On Monday (April 28), Torres appeared at the North County Courthouse in Palo Alto where he pleaded "no contest" to felony burglary in a plea-bargain exchange for an anticipated six-month jail sentence for the Children's Theatre burglary, according to District Attorney's Office spokeswoman Amy Cornell. His sentencing is scheduled for June 19, she said.
In a brief interview with the Weekly outside the courtroom, Torres said two men and a woman were involved. He said he used methamphetamine and marijuana last summer but is now trying to change his life.
Torres wore all-white pants, white shoes and a t-shirt that portrayed Jesus. He crossed himself repeatedly while waiting to be called and kissed a bracelet with religious icons.
The Weekly also has obtained a copy of the police report on the March 18 jail interview with Torres, a rich source of additional details on the burglary.
Torres was formerly affiliated with the Norteno gang, according to the police report.
Torres told officers that he and his friend Sergio, also known as "Savage," were smoking marijuana in Rinconada Park around 1 a.m. June 18 when two males approached them and asked if they could buy some pot.
Torres said one man was 24 or 25 years old, white, about 5 feet 10 inches tall with red or blond spiky hair. The other man was shorter than 5 feet 5 inches tall, skinny and had dark hair "short on top and shaved bald on the sides," Det. Aaron Sunseri wrote in the police report.
Both men dressed like "skaters" and one wore Nike gloves, Torres told officers.
The woman, who joined the men in the park later, bringing methamphetamine, had hair dyed many colors with streaks, the report states.
After sharing the pot and the meth, one of the men suggested going to the Children's Theatre, near the park, to "find something to steal" because it was often easy to get into. Torres said he and Sergio rode their bikes to the theater while the others drove a car there.
Torres told police they found a rear door propped open with a garbage can and lights on in the theater. The woman remained outside the theater "as a lookout," while the four men went in.
Torres said the two men didn't seem nervous and told officers he thought that was odd because he was very nervous.
Torres said his friend Sergio came from another part of the theater with a fat envelope, a Sony video camera and a Bose headset and suggested they should leave before the police arrived.
While the two men were still inside the theater, Torres and Sergio rode their bikes back to East Palo Alto, Torres said. Sergio then gave Torres the envelope, which contained traveler's checks made out to theater Director Pat Briggs, the late Assistant Director Michael Litfin and Program Assistant Richard Curtis.
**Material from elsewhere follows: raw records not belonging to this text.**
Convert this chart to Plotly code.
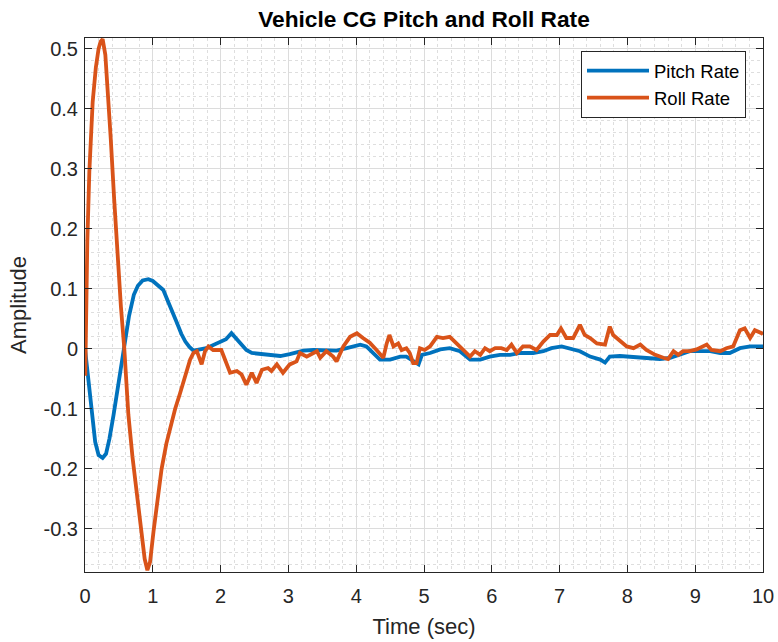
import plotly.graph_objects as go

# ---------------- data ----------------
pitch_time = [0, 0.05, 0.1, 0.15, 0.2, 0.26, 0.31, 0.36, 0.42, 0.5,
              0.58, 0.65, 0.72, 0.78, 0.85, 0.935, 1.0, 1.08, 1.155, 1.22,
              1.3, 1.36, 1.42, 1.48, 1.54, 1.6, 1.79, 1.99, 2.08, 2.16,
              2.24, 2.38, 2.46, 2.68, 2.88, 3.02, 3.22, 3.37, 3.56, 3.71,
              3.86, 4.06, 4.15, 4.30, 4.35, 4.5, 4.65, 4.74, 4.84, 4.92,
              4.97, 5.09, 5.24, 5.38, 5.53, 5.68, 5.83, 5.97, 6.12, 6.27,
              6.42, 6.61, 6.76, 6.88, 7.03, 7.15, 7.30, 7.45, 7.60, 7.67,
              7.74, 7.89, 8.04, 8.19, 8.33, 8.48, 8.63, 8.78, 8.92, 9.07,
              9.22, 9.37, 9.51, 9.66, 9.81, 10.0]
pitch_rate = [0, -0.053, -0.111, -0.155, -0.177, -0.182, -0.175, -0.15, -0.111, -0.055,
              0.0, 0.055, 0.09, 0.105, 0.114, 0.116, 0.113, 0.106, 0.098, 0.08,
              0.06, 0.042, 0.025, 0.012, 0.003, -0.003, 0.001, 0.012, 0.016, 0.026,
              0.015, -0.002, -0.007, -0.009, -0.012, -0.009, -0.003, -0.002, -0.003, -0.003,
              0.001, 0.007, 0.004, -0.012, -0.018, -0.018, -0.013, -0.013, -0.021, -0.026,
              -0.010, -0.007, -0.001, 0.001, -0.004, -0.018, -0.018, -0.013, -0.010, -0.010,
              -0.007, -0.007, -0.004, 0.001, 0.004, 0.001, -0.004, -0.013, -0.018, -0.023,
              -0.013, -0.012, -0.013, -0.015, -0.015, -0.017, -0.015, -0.010, -0.004, -0.004,
              -0.004, -0.007, -0.007, 0.001, 0.004, 0.004]

roll_time = [0, 0.002, 0.004, 0.015, 0.034, 0.064, 0.09, 0.113, 0.16, 0.2,
             0.23, 0.26, 0.3, 0.34, 0.38, 0.43, 0.48, 0.53, 0.58, 0.64,
             0.70, 0.75, 0.80, 0.84, 0.88, 0.92, 0.96, 1.01, 1.06, 1.13,
             1.2, 1.27, 1.33, 1.4, 1.45, 1.5, 1.55, 1.6, 1.65, 1.72,
             1.77, 1.82, 1.89, 2.01, 2.09, 2.14, 2.24, 2.31, 2.38, 2.46,
             2.53, 2.61, 2.70, 2.75, 2.83, 2.92, 3.02, 3.12, 3.17, 3.27,
             3.42, 3.47, 3.56, 3.66, 3.71, 3.81, 3.91, 4.01, 4.10, 4.20,
             4.30, 4.40, 4.45, 4.49, 4.55, 4.62, 4.67, 4.74, 4.79, 4.84,
             4.89, 4.94, 5.01, 5.09, 5.19, 5.28, 5.38, 5.48, 5.58, 5.68,
             5.75, 5.83, 5.90, 5.97, 6.05, 6.14, 6.22, 6.29, 6.37, 6.46,
             6.56, 6.66, 6.76, 6.86, 6.96, 7.02, 7.10, 7.20, 7.30, 7.37,
             7.45, 7.55, 7.67, 7.74, 7.79, 7.87, 7.99, 8.09, 8.19, 8.28,
             8.41, 8.53, 8.60, 8.68, 8.75, 8.82, 8.92, 9.02, 9.17, 9.24,
             9.37, 9.46, 9.56, 9.66, 9.73, 9.81, 9.88, 9.98, 10.0]
roll_rate = [0.0, 0.015, -0.045, 0.063, 0.179, 0.295, 0.36, 0.411, 0.469, 0.5,
             0.512, 0.516, 0.49, 0.43, 0.35, 0.25, 0.15, 0.07, 0.0, -0.11,
             -0.18, -0.23, -0.28, -0.315, -0.35, -0.369, -0.355, -0.305, -0.26, -0.2,
             -0.158, -0.125, -0.1, -0.075, -0.055, -0.036, -0.018, -0.007, -0.004, -0.026,
             -0.004, 0.004, -0.002, -0.002, -0.024, -0.040, -0.037, -0.043, -0.060, -0.040,
             -0.057, -0.035, -0.032, -0.037, -0.026, -0.040, -0.026, -0.021, -0.007, -0.013,
             -0.004, -0.015, -0.004, -0.013, -0.021, 0.004, 0.020, 0.026, 0.018, 0.010,
             -0.002, -0.015, 0.009, 0.023, 0.004, 0.009, -0.002, 0.001, -0.007, -0.024,
             -0.024, 0.001, -0.002, 0.004, 0.020, 0.018, 0.020, 0.009, -0.004, -0.013,
             -0.004, -0.010, 0.001, -0.004, 0.001, 0.001, -0.002, 0.007, -0.007, 0.004,
             0.004, -0.002, 0.012, 0.023, 0.023, 0.034, 0.018, 0.018, 0.040, 0.023,
             0.018, 0.009, 0.007, 0.037, 0.023, 0.015, 0.004, 0.001, 0.007, -0.002,
             -0.010, -0.015, -0.017, -0.004, -0.010, -0.004, -0.004, -0.001, 0.007, -0.002,
             -0.004, 0.001, 0.004, 0.031, 0.034, 0.018, 0.031, 0.026, 0.024]

x_ticks = [0, 1, 2, 3, 4, 5, 6, 7, 8, 9, 10]
y_ticks = [-0.3, -0.2, -0.1, 0, 0.1, 0.2, 0.3, 0.4, 0.5]
y_tick_labels = ["-0.3", "-0.2", "-0.1", "0", "0.1", "0.2", "0.3", "0.4", "0.5"]

# ---------------- figure ----------------
FONT = "Liberation Sans, Arial, Helvetica, sans-serif"
AX = "#262626"

fig = go.Figure()
fig.add_trace(go.Scatter(x=pitch_time, y=pitch_rate, mode="lines", name="Pitch Rate",
                         line=dict(color="#0072BD", width=3.8)))
fig.add_trace(go.Scatter(x=roll_time, y=roll_rate, mode="lines", name="Roll Rate",
                         line=dict(color="#D95319", width=3.8)))

fig.update_layout(
    width=778, height=642,
    margin=dict(l=85, r=15, t=38, b=70, autoexpand=False),
    paper_bgcolor="white", plot_bgcolor="white",
    font=dict(family=FONT, color=AX),
    title=dict(text="<b>Vehicle CG Pitch and Roll Rate</b>", x=0.5, xref="paper",
               y=1 - 19 / 642, yref="container", yanchor="middle",
               font=dict(size=22.7, color="#000000", family=FONT)),
    showlegend=True,
    legend=dict(x=(746 - 85) / 678, y=(572 - 51) / 534, xanchor="right", yanchor="top",
                bgcolor="white", bordercolor=AX, borderwidth=1,
                font=dict(size=18.5, color="#000000", family=FONT),
                itemwidth=62, tracegroupgap=0),
)

fig.update_xaxes(
    range=[0, 10], tickvals=x_ticks, ticks="inside", ticklen=7, tickcolor=AX,
    showline=True, linecolor=AX, linewidth=1, mirror="ticks", automargin=False,
    showgrid=True, gridcolor="#dcdcdc", gridwidth=1, zeroline=False,
    tickfont=dict(size=20, color=AX), ticklabelstandoff=6,
    title=dict(text="Time (sec)", font=dict(size=22, color=AX), standoff=12),
    minor=dict(dtick=0.2, showgrid=True, gridcolor="#dedede", griddash="dot", gridwidth=1),
)
fig.update_yaxes(
    range=[-0.372, 0.518], tickvals=y_ticks, ticktext=y_tick_labels,
    ticks="inside", ticklen=7, tickcolor=AX,
    showline=True, linecolor=AX, linewidth=1, mirror="ticks", automargin=False,
    showgrid=True, gridcolor="#dcdcdc", gridwidth=1, zeroline=False,
    tickfont=dict(size=20, color=AX), ticklabelstandoff=2,
    title=dict(text="Amplitude", font=dict(size=22, color=AX), standoff=10),
    minor=dict(dtick=0.02, showgrid=True, gridcolor="#dedede", griddash="dot", gridwidth=1),
)

fig.write_html("out.html")
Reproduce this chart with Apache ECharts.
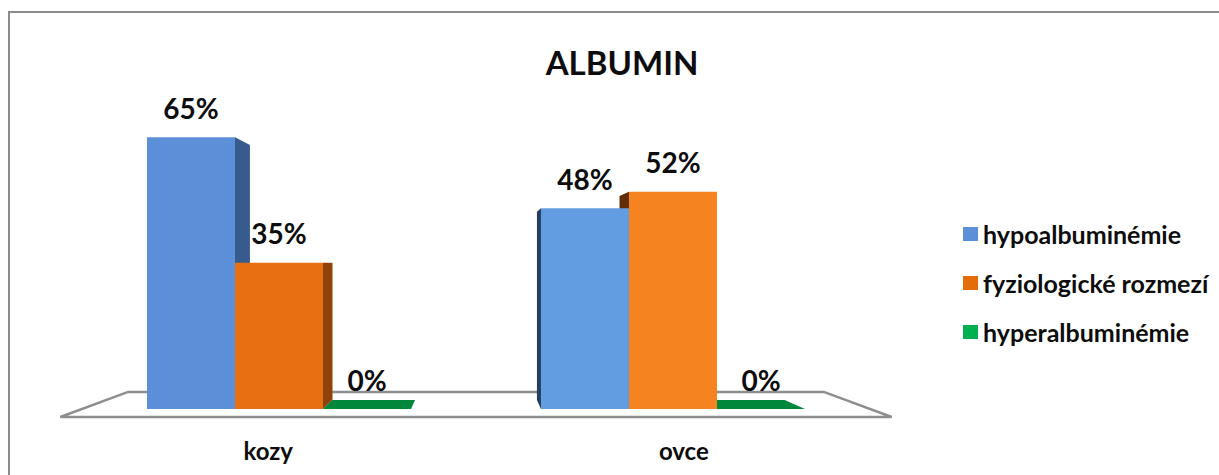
<!DOCTYPE html>
<html>
<head>
<meta charset="utf-8">
<title>ALBUMIN</title>
<script src="https://cdn.jsdelivr.net/npm/echarts@6/dist/echarts.min.js"></script>
<style>
  html, body { margin: 0; padding: 0; background: #ffffff; }
  #chart { width: 1219px; height: 475px; }
</style>
</head>
<body>
<div id="chart"></div>
<script>
// Values (percent of animals in each albumin class)
const categories = ['kozy', 'ovce'];
const seriesNames = ['hypoalbuminémie', 'fyziologické rozmezí', 'hyperalbuminémie'];
const hypoValues = [65, 48];
const physValues = [35, 52];
const hyperValues = [0, 0];

// Perspective settings for the pseudo-3D columns
const FONT = 'Lato, "Noto Sans", sans-serif';
const EYE_Y = 263;          // horizon line (px)
const BAR_BACK = 0.938;     // scale of a column's back face
const FLOOR_FRONT = 1.055;  // scale of the floor's front edge
const FLOOR_BACK = 0.883;   // scale of the floor's back edge
const BAR_RATIO = 0.2234;   // column width as a share of the category band

const palettes = [
  { legend: '#5B8FD6', left: { front: '#5B90D8', side: '#365B8C' }, right: { front: '#629DE2', side: '#233E62' } },
  { legend: '#E46C0A', left: { front: '#E87012', side: '#8F430A' }, right: { front: '#F58320', side: '#612D05' } },
  { legend: '#00B050', left: { front: '#00873C', side: '#006A2F' }, right: { front: '#00873C', side: '#006A2F' } }
];

function project(x, y, s, vx) {
  return [vx + (x - vx) * s, EYE_Y + (y - EYE_Y) * s];
}

function makeBarRenderer(si) {
  return function (params, api) {
    const cat = api.value(0);
    const val = api.value(1);
    const base = api.coord([cat, 0]);
    const top = api.coord([cat, val]);
    const band = api.size([1, 0])[0];
    const w = band * BAR_RATIO;
    const cs = params.coordSys;
    const vx = cs.x + cs.width / 2;
    const cx = base[0] + (si - 1) * w;
    const xl = cx - w / 2, xr = cx + w / 2;
    const yt = top[1], yb = base[1];
    const pal = cx < vx ? palettes[si].left : palettes[si].right;
    const order = 500 - Math.round(Math.abs(cx - vx));
    const children = [];

    // side face toward the vanishing point
    if (xr < vx) {
      children.push({
        type: 'polygon', z2: order,
        shape: { points: [[xr, yt], project(xr, yt, BAR_BACK, vx), project(xr, yb, BAR_BACK, vx), [xr, yb]] },
        style: { fill: pal.side }
      });
    } else if (xl > vx) {
      children.push({
        type: 'polygon', z2: order,
        shape: { points: [[xl, yt], project(xl, yt, BAR_BACK, vx), project(xl, yb, BAR_BACK, vx), [xl, yb]] },
        style: { fill: pal.side }
      });
    }
    // top face, visible when the column top lies below the horizon
    if (yt > EYE_Y + 0.5) {
      children.push({
        type: 'polygon', z2: order,
        shape: { points: [[xl, yt], [xr, yt], project(xr, yt, BAR_BACK, vx), project(xl, yt, BAR_BACK, vx)] },
        style: { fill: pal.front }
      });
    }
    // front face
    if (yb - yt > 0) {
      children.push({
        type: 'rect', z2: order + 1,
        shape: { x: xl, y: yt, width: w, height: yb - yt },
        style: { fill: pal.front }
      });
    }
    // value label
    children.push({
      type: 'text', z2: 2000,
      style: {
        x: cx, y: yt - 29.5, text: val + '%',
        align: 'center', verticalAlign: 'middle',
        font: 'bold 28px ' + FONT, fill: '#0d0d0d'
      }
    });
    return { type: 'group', children: children };
  };
}

function renderFloor(params, api) {
  const cat = api.value(0);
  const base = api.coord([cat, 0]);
  const cs = params.coordSys;
  const vx = cs.x + cs.width / 2;
  const y0 = base[1];
  const children = [];
  if (params.dataIndex === 0) {
    const x0 = cs.x, x1 = cs.x + cs.width;
    children.push({
      type: 'polygon', z2: -100,
      shape: { points: [project(x0, y0, FLOOR_FRONT, vx), project(x0, y0, FLOOR_BACK, vx),
                        project(x1, y0, FLOOR_BACK, vx), project(x1, y0, FLOOR_FRONT, vx)] },
      style: { fill: 'none', stroke: '#8e8e8e', lineWidth: 2.5, lineJoin: 'miter' }
    });
  }
  const front = project(base[0], y0, FLOOR_FRONT, vx);
  children.push({
    type: 'text', z2: 2000,
    style: {
      x: front[0], y: front[1] + 33, text: categories[cat],
      align: 'center', verticalAlign: 'middle',
      font: 'bold 24px ' + FONT, fill: '#0d0d0d'
    }
  });
  return { type: 'group', children: children };
}

const valueSets = [hypoValues, physValues, hyperValues];

const chart = echarts.init(document.getElementById('chart'), null, { renderer: 'svg' });
chart.setOption({
  animation: false,
  backgroundColor: '#ffffff',
  title: {
    text: 'ALBUMIN',
    left: 617, top: 40, textAlign: 'center',
    textStyle: { fontFamily: FONT, fontWeight: 'bold', fontSize: 33, color: '#0d0d0d' }
  },
  legend: {
    data: seriesNames,
    orient: 'vertical',
    left: 958, top: 216,
    itemWidth: 15, itemHeight: 14, itemGap: 23,
    icon: 'rect',
    selectedMode: false,
    textStyle: { fontFamily: FONT, fontWeight: 'bold', fontSize: 25, color: '#0d0d0d', lineHeight: 26 }
  },
  graphic: [{
    type: 'rect', silent: true, z: -10,
    shape: { x: 9, y: 12, width: 1400, height: 700 },
    style: { fill: 'none', stroke: '#8c8c8c', lineWidth: 2 }
  }],
  grid: { left: 82, width: 788, top: 74.6, height: 334.4 },
  xAxis: {
    type: 'category', data: categories,
    axisLine: { show: false }, axisTick: { show: false }, axisLabel: { show: false }, splitLine: { show: false }
  },
  yAxis: { type: 'value', min: 0, max: 80, show: false, splitLine: { show: false } },
  series: [
    {
      name: 'floor', type: 'custom', silent: true,
      data: categories.map((c, i) => [i, 0]),
      encode: { x: 0, y: 1 },
      renderItem: renderFloor
    }
  ].concat(seriesNames.map((name, si) => ({
    name: name, type: 'custom', silent: true,
    itemStyle: { color: palettes[si].legend },
    data: categories.map((c, i) => [i, valueSets[si][i]]),
    encode: { x: 0, y: 1 },
    renderItem: makeBarRenderer(si)
  })))
});
</script>
</body>
</html>
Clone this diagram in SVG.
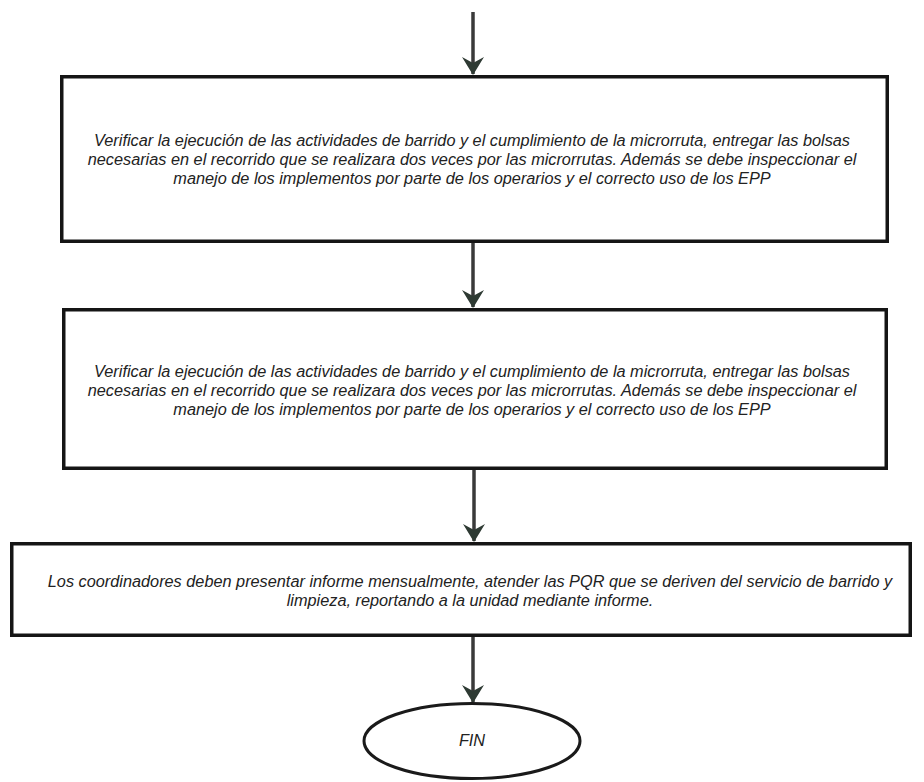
<svg xmlns="http://www.w3.org/2000/svg" width="924" height="782" viewBox="0 0 924 782">
  <style>
    .box { fill: #ffffff; stroke: #151515; stroke-width: 3.5; }
    .term { fill: #ffffff; stroke: #1a1a1a; stroke-width: 3; }
    .txt { font-family: "Liberation Sans", Arial, sans-serif; font-style: italic; font-size: 16.3px; fill: #222222; text-anchor: middle; }
    .conn { stroke: #3a3a3a; stroke-width: 3.5; fill: none; marker-end: url(#arrow); }
  </style>
  <defs>
    <marker id="arrow" markerUnits="userSpaceOnUse" markerWidth="20" markerHeight="22" refX="18" refY="11" orient="auto" viewBox="0 0 20 22">
      <path d="M1,0 L19,11 L1,22 L7,11 Z" fill="#2e3a33"/>
    </marker>
  </defs>
  <rect width="924" height="782" fill="#ffffff"/>

  <g id="connectors">
    <line class="conn" x1="473" y1="12" x2="473" y2="74"/>
    <line class="conn" x1="473" y1="243" x2="473" y2="307"/>
    <line class="conn" x1="474" y1="470" x2="474" y2="541"/>
    <line class="conn" x1="473" y1="637" x2="473" y2="702"/>
  </g>

  <g id="step1">
    <rect class="box" x="61.75" y="76.75" width="825.5" height="164.5"/>
    <text class="txt" x="472" y="146">Verificar la ejecución de las actividades de barrido y el cumplimiento de la microrruta, entregar las bolsas</text>
    <text class="txt" x="472" y="165">necesarias en el recorrido que se realizara dos veces por las microrrutas.  Además se debe inspeccionar el</text>
    <text class="txt" x="472" y="184">manejo de los implementos por parte de los operarios y el correcto uso de los EPP</text>
  </g>

  <g id="step2">
    <rect class="box" x="63.75" y="309.75" width="822.5" height="158.5"/>
    <text class="txt" x="472" y="377">Verificar la ejecución de las actividades de barrido y el cumplimiento de la microrruta, entregar las bolsas</text>
    <text class="txt" x="472" y="396">necesarias en el recorrido que se realizara dos veces por las microrrutas.  Además se debe inspeccionar el</text>
    <text class="txt" x="472" y="415">manejo de los implementos por parte de los operarios y el correcto uso de los EPP</text>
  </g>

  <g id="step3">
    <rect class="box" x="11.75" y="543.75" width="898.5" height="91.5"/>
    <text class="txt" x="470" y="587">Los coordinadores deben presentar informe mensualmente, atender las PQR que se deriven del servicio de barrido y</text>
    <text class="txt" x="470" y="606">limpieza, reportando a la unidad mediante informe.</text>
  </g>

  <g id="fin">
    <ellipse class="term" cx="472" cy="741" rx="108" ry="37.5"/>
    <text class="txt" x="472" y="746">FIN</text>
  </g>
</svg>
Briggs and Curtis, as well as Costume Supervisor Alison Williams, are on paid administrative leave from the city.
Sergio was too scared to use the checks, Torres told officers.
On June 20, Maria de Jesus Diaz, 20, Torres' girlfriend at the time, rented a U-Haul van from the former Amigo Market in East Palo Alto so she and Torres could drive to Redwood City and San Carlos to spend the traveler's checks.
Diaz rented a U-Haul van because she wasn't old enough to rent a car and Torres had a suspended license, he told officers.
Torres and Diaz were arrested June 23, less than a week after the burglary, after trying to cash the traveler's checks in San Carlos and Redwood City. They were arrested with $1,450 in checks and Torres said he stashed another $2,200 of checks in the U-Haul van.
Palo Alto police interviewed Diaz in September, but were unable to find Torres at that time, according to the report.
Det. Sunseri wrote that Sgt. Michael Yore had learned that Torres was back in jail "on or around March 10." A March 7 Weekly article stated that Torres was in Redwood City's Maguire Correctional Facility.
Sunseri and Agent Kara Salazar went to the jail to interview him March 18.
According to the report, Torres initially tried to lie to officers when he was initially questioned. Although Torres' fingerprints hadn't been found at the theater, Sunseri showed Torres a card with Sunseri's own fingerprints and Torres' name written in red ink.
"I intended to use these cards as a prop during my interview with Torres," Sunseri wrote in the report.
Believing that Palo Alto police had traced his fingerprints, Torres admitted he had been lying and said he had stolen a drill, drill bits, a jigsaw and a "boom box" radio and tape/CD player from the theater.
On June 18, the day of the burglary and the day some of the stolen items were discovered missing by theater staff, Briggs told Officer Michael Kan that two days before the burglary the cargo door at the rear of the building had been discovered open. The day before the burglary, theater staff had found one of the stage's trap doors had been tampered with.
As the months passed, theater staff continued to report items missing from the theater, eventually discovering tens of thousands of dollars worth of missing equipment, including several multimedia projectors worth a combined $17,000.
Police Chief Lynne Johnson said the traveler's checks and conflicting statements from theater staff then sparked the still incomplete financial-crimes investigation that led to the paid suspensions of Briggs, Litfin, Williams and Curtis.
Johnson told the Weekly that the theater's burglar-alarm system earlier had been placed on a "do not respond" status because of frequent false alarms that took up patrol-officer time to check out.